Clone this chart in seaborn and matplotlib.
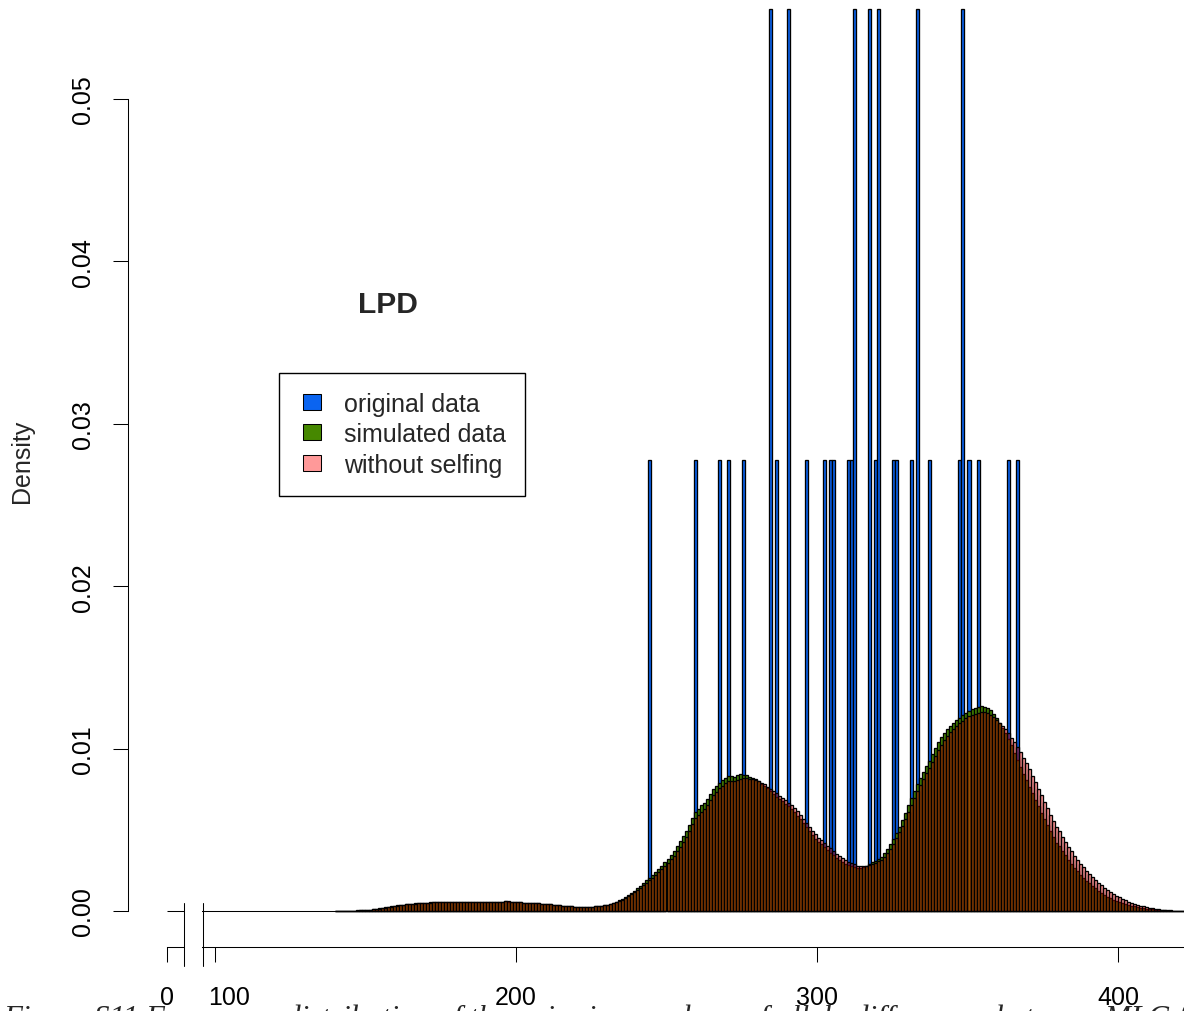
import numpy as np
import pandas as pd
import matplotlib
matplotlib.use("Agg")
import matplotlib.pyplot as plt
import matplotlib.transforms as mtransforms
from matplotlib.patches import Patch, Rectangle
from matplotlib.legend_handler import HandlerPatch
import seaborn as sns

# ---------------- data ----------------
# pairwise numbers of allele differences, original data (36 pairs)
original_values = [244, 259, 267, 270, 275, 284, 284, 286, 290, 290, 296, 302, 304, 305,
                   310, 311, 312, 312, 317, 317, 319, 320, 320, 325, 326, 331, 333, 333,
                   337, 347, 348, 348, 350, 353, 363, 366]

bin_start = 140  # first unit-width bin [140, 141)

# simulated data, density per unit bin (x 1e-5), bins 140..421
simulated_density_e5 = [
    0, 0, 1, 1, 2, 2, 3, 4, 5, 6,
    8, 9, 11, 13, 16, 19, 22, 25, 28, 31,
    34, 37, 39, 41, 43, 45, 47, 48, 50, 51,
    52, 53, 53, 54, 55, 55, 56, 55, 56, 57,
    56, 57, 58, 57, 56, 58, 57, 56, 57, 58,
    56, 55, 57, 56, 55, 57, 59, 56, 54, 55,
    54, 53, 52, 52, 51, 50, 49, 47, 46, 44,
    43, 41, 39, 37, 35, 33, 31, 30, 28, 27,
    26, 26, 25, 25, 26, 27, 29, 31, 33, 36,
    40, 44, 50, 57, 66, 76, 88, 100, 112, 126,
    140, 155, 170, 188, 205, 222, 240, 258, 278, 300,
    320, 345, 370, 400, 430, 460, 490, 530, 575, 610,
    630, 650, 665, 690, 720, 750, 770, 790, 805, 820,
    830, 832, 828, 835, 842, 840, 836, 828, 820, 810,
    798, 785, 772, 755, 738, 720, 705, 690, 675, 660,
    645, 628, 608, 588, 565, 540, 515, 490, 465, 445,
    425, 410, 392, 375, 358, 342, 325, 312, 300, 290,
    282, 275, 268, 262, 262, 268, 278, 290, 300, 310,
    318, 332, 355, 382, 412, 445, 480, 518, 560, 605,
    650, 695, 740, 780, 820, 855, 890, 925, 965, 1005,
    1040, 1070, 1095, 1120, 1140, 1160, 1175, 1190, 1205, 1220,
    1232, 1242, 1250, 1258, 1262, 1258, 1250, 1235, 1215, 1190,
    1160, 1128, 1095, 1060, 1020, 975, 930, 888, 845, 805,
    765, 725, 685, 645, 605, 565, 527, 490, 455, 420,
    400, 370, 342, 315, 290, 266, 244, 223, 204, 186,
    170, 154, 139, 125, 112, 100, 89, 79, 70, 62,
    55, 48, 42, 37, 32, 28, 24, 20, 17, 14,
    12, 10, 8, 6, 5, 4, 3, 3, 2, 2,
    1, 1,
]

# simulated without selfing, density per unit bin (x 1e-5), bins 140..421
noselfing_density_e5 = [
    0, 0, 1, 1, 1, 2, 3, 3, 4, 6,
    7, 9, 10, 13, 15, 18, 21, 24, 27, 30,
    33, 36, 38, 41, 43, 44, 46, 48, 49, 50,
    52, 52, 54, 53, 54, 56, 55, 56, 57, 56,
    57, 56, 57, 58, 57, 56, 57, 58, 56, 57,
    57, 56, 56, 57, 56, 56, 60, 62, 55, 54,
    55, 53, 52, 51, 51, 50, 48, 47, 45, 44,
    42, 41, 39, 37, 35, 33, 32, 30, 28, 27,
    26, 25, 25, 26, 26, 27, 28, 30, 32, 35,
    38, 42, 47, 53, 61, 70, 81, 93, 104, 117,
    130, 144, 158, 174, 190, 206, 222, 238, 256, 276,
    295, 318, 340, 368, 396, 425, 455, 492, 535, 570,
    592, 612, 630, 655, 685, 712, 735, 755, 772, 788,
    798, 802, 800, 808, 815, 818, 818, 815, 812, 805,
    798, 790, 780, 766, 752, 738, 724, 710, 696, 682,
    668, 652, 633, 614, 592, 568, 543, 518, 494, 472,
    452, 436, 419, 401, 385, 368, 351, 337, 324, 313,
    304, 295, 287, 280, 275, 276, 280, 285, 292, 298,
    305, 315, 332, 355, 384, 415, 448, 485, 525, 568,
    612, 655, 698, 740, 778, 814, 848, 882, 918, 955,
    990, 1022, 1050, 1076, 1100, 1120, 1140, 1156, 1172, 1186,
    1198, 1208, 1216, 1222, 1226, 1224, 1218, 1208, 1194, 1178,
    1160, 1140, 1118, 1094, 1068, 1040, 1010, 978, 945, 910,
    872, 832, 792, 752, 712, 672, 632, 594, 557, 520,
    490, 458, 426, 396, 368, 341, 316, 292, 270, 249,
    229, 210, 192, 175, 159, 144, 130, 117, 105, 94,
    84, 74, 65, 57, 50, 44, 38, 33, 28, 24,
    20, 17, 14, 11, 9, 7, 5, 4, 3, 2,
    2, 1,
]

y_ticks = [0.00, 0.01, 0.02, 0.03, 0.04, 0.05]
y_tick_labels = ["0.00", "0.01", "0.02", "0.03", "0.04", "0.05"]
x_ticks = [100, 200, 300, 400]
x_tick_labels = ["100", "200", "300", "400"]
x_zero_label = "0"
legend_labels = ["original data", "simulated data", "without selfing"]
title_text = "LPD"
ylabel_text = "Density"
caption_text = ("Figure S11 Frequency distribution of the pairwise numbers of allele "
                "differences between MLG f")

# ---------------- layout (pixel geometry of the page) ----------------
W, H = 1184, 1012
PX_X200 = 516.0
PX_PER_UNIT = 3.01
PX_Y0 = 912.0
PX_PER_DENS = 16240.0


def xd(px):
    return 200 + (px - PX_X200) / PX_PER_UNIT


def yd(py):
    return (PX_Y0 - py) / PX_PER_DENS


def fx(px):
    return px / W


def fy(py):
    return 1 - py / H


BLUE = "#0A64F0"
GREEN = "#468800"
PINK = (1.0, 0.0, 0.0, 0.4)
LW = 0.75
BAR_LW = 0.95

sns.set_style("ticks")
plt.rcParams["font.family"] = ["Liberation Sans", "DejaVu Sans"]

fig = plt.figure(figsize=(W / 100, H / 100), dpi=100)
ax = fig.add_axes([0, 0, 1, 1])
ax.patch.set_alpha(0)

n_bins = len(simulated_density_e5)
edges = [float(bin_start + i) for i in range(n_bins + 1)]
df_sim = pd.DataFrame({
    "x": [bin_start + i + 0.5 for i in range(n_bins)],
    "sim": np.array(simulated_density_e5) * 1e-5,
    "nos": np.array(noselfing_density_e5) * 1e-5,
})
df_orig = pd.DataFrame({"x": original_values})


def restyle(start, face):
    for p in ax.patches[start:]:
        p.set_alpha(None)
        p.set_facecolor(face)
        p.set_edgecolor("black")
        p.set_linewidth(BAR_LW)


n0 = len(ax.patches)
sns.histplot(data=df_orig, x="x", bins=edges, stat="density", ax=ax)
restyle(n0, BLUE)
n1 = len(ax.patches)
sns.histplot(data=df_sim, x="x", weights="sim", bins=edges, stat="count", ax=ax)
restyle(n1, GREEN)
n2 = len(ax.patches)
sns.histplot(data=df_sim, x="x", weights="nos", bins=edges, stat="count", ax=ax)
restyle(n2, PINK)

ax.set_xlabel("")
ax.set_ylabel("")
ax.set_xlim(xd(0), xd(W))
ax.set_ylim(yd(H), yd(0))

# axes (R style, with broken x axis)
for s in ["top", "right"]:
    ax.spines[s].set_visible(False)
ax.spines["left"].set_position(("data", xd(127.7)))
ax.spines["left"].set_bounds(y_ticks[0], y_ticks[-1])
ax.spines["bottom"].set_position(("data", yd(948)))
ax.spines["bottom"].set_bounds(xd(167), xd(W))
for s in ["left", "bottom"]:
    ax.spines[s].set_linewidth(LW)
    ax.spines[s].set_color("black")

ax.set_yticks(y_ticks, y_tick_labels, rotation=90, va="center", fontsize=18)
ax.set_xticks([xd(167)] + x_ticks, [x_zero_label] + x_tick_labels, fontsize=18)
ax.tick_params(axis="y", length=10.8, width=LW, pad=12.5, colors="black")
ax.tick_params(axis="x", length=10.8, width=LW, pad=16.5, colors="black")
lbls = ax.get_xticklabels()
lbls[1].set_transform(lbls[1].get_transform() +
                      mtransforms.ScaledTranslation(14 / 100, 0, fig.dpi_scale_trans))

# zero line of the histogram and the axis break
ax.hlines(0, xd(167), xd(W), color="black", lw=LW, zorder=2)
ax.add_patch(Rectangle((xd(185), yd(975)), xd(202) - xd(185), yd(900) - yd(975),
                       facecolor="white", edgecolor="none", zorder=3, clip_on=False))
for bx in (184, 203):
    ax.plot([xd(bx), xd(bx)], [yd(904), yd(967)], color="black", lw=LW, zorder=4,
            clip_on=False)

# legend (R-style small square keys)
KEY_W_PT, KEY_H_PT = 13.0, 11.5


def square_key(legend, orig_handle, xdescent, ydescent, width, height, fontsize):
    return Rectangle((-xdescent + width - KEY_W_PT, -ydescent + (height - KEY_H_PT) / 2),
                     KEY_W_PT, KEY_H_PT)


handles = [Patch(facecolor=c, edgecolor="black", linewidth=LW) for c in (BLUE, GREEN, PINK)]
leg = ax.legend(handles, legend_labels, loc="upper left",
                bbox_to_anchor=(fx(279), fy(374)), bbox_transform=fig.transFigure,
                borderaxespad=0, fancybox=False, framealpha=1, edgecolor="black",
                fontsize=18, handlelength=0.92, handleheight=0.64, handletextpad=0.92,
                borderpad=0.75, labelspacing=0.26,
                handler_map={Patch: HandlerPatch(patch_func=square_key)})
leg.get_frame().set_linewidth(1.0)

# texts
fig.text(fx(388), fy(305), title_text, fontsize=21.6, fontweight="bold",
         ha="center", va="center")
fig.text(fx(22), fy(461), ylabel_text, fontsize=18, rotation=90,
         ha="center", va="center")
fig.text(fx(3), fy(1027), caption_text, fontsize=22.3, style="italic",
         family=["Liberation Serif", "DejaVu Serif"], ha="left", va="baseline")

fig.savefig("out.png", dpi=100)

Given instruction:
Skip the pictures and restate exactly the lines from the beginning of the listing to the line with "bin_start = 140", that line included.

Correct result:
Clone this chart in seaborn and matplotlib.
import numpy as np
import pandas as pd
import matplotlib
matplotlib.use("Agg")
import matplotlib.pyplot as plt
import matplotlib.transforms as mtransforms
from matplotlib.patches import Patch, Rectangle
from matplotlib.legend_handler import HandlerPatch
import seaborn as sns

# ---------------- data ----------------
# pairwise numbers of allele differences, original data (36 pairs)
original_values = [244, 259, 267, 270, 275, 284, 284, 286, 290, 290, 296, 302, 304, 305,
                   310, 311, 312, 312, 317, 317, 319, 320, 320, 325, 326, 331, 333, 333,
                   337, 347, 348, 348, 350, 353, 363, 366]

bin_start = 140  # first unit-width bin [140, 141)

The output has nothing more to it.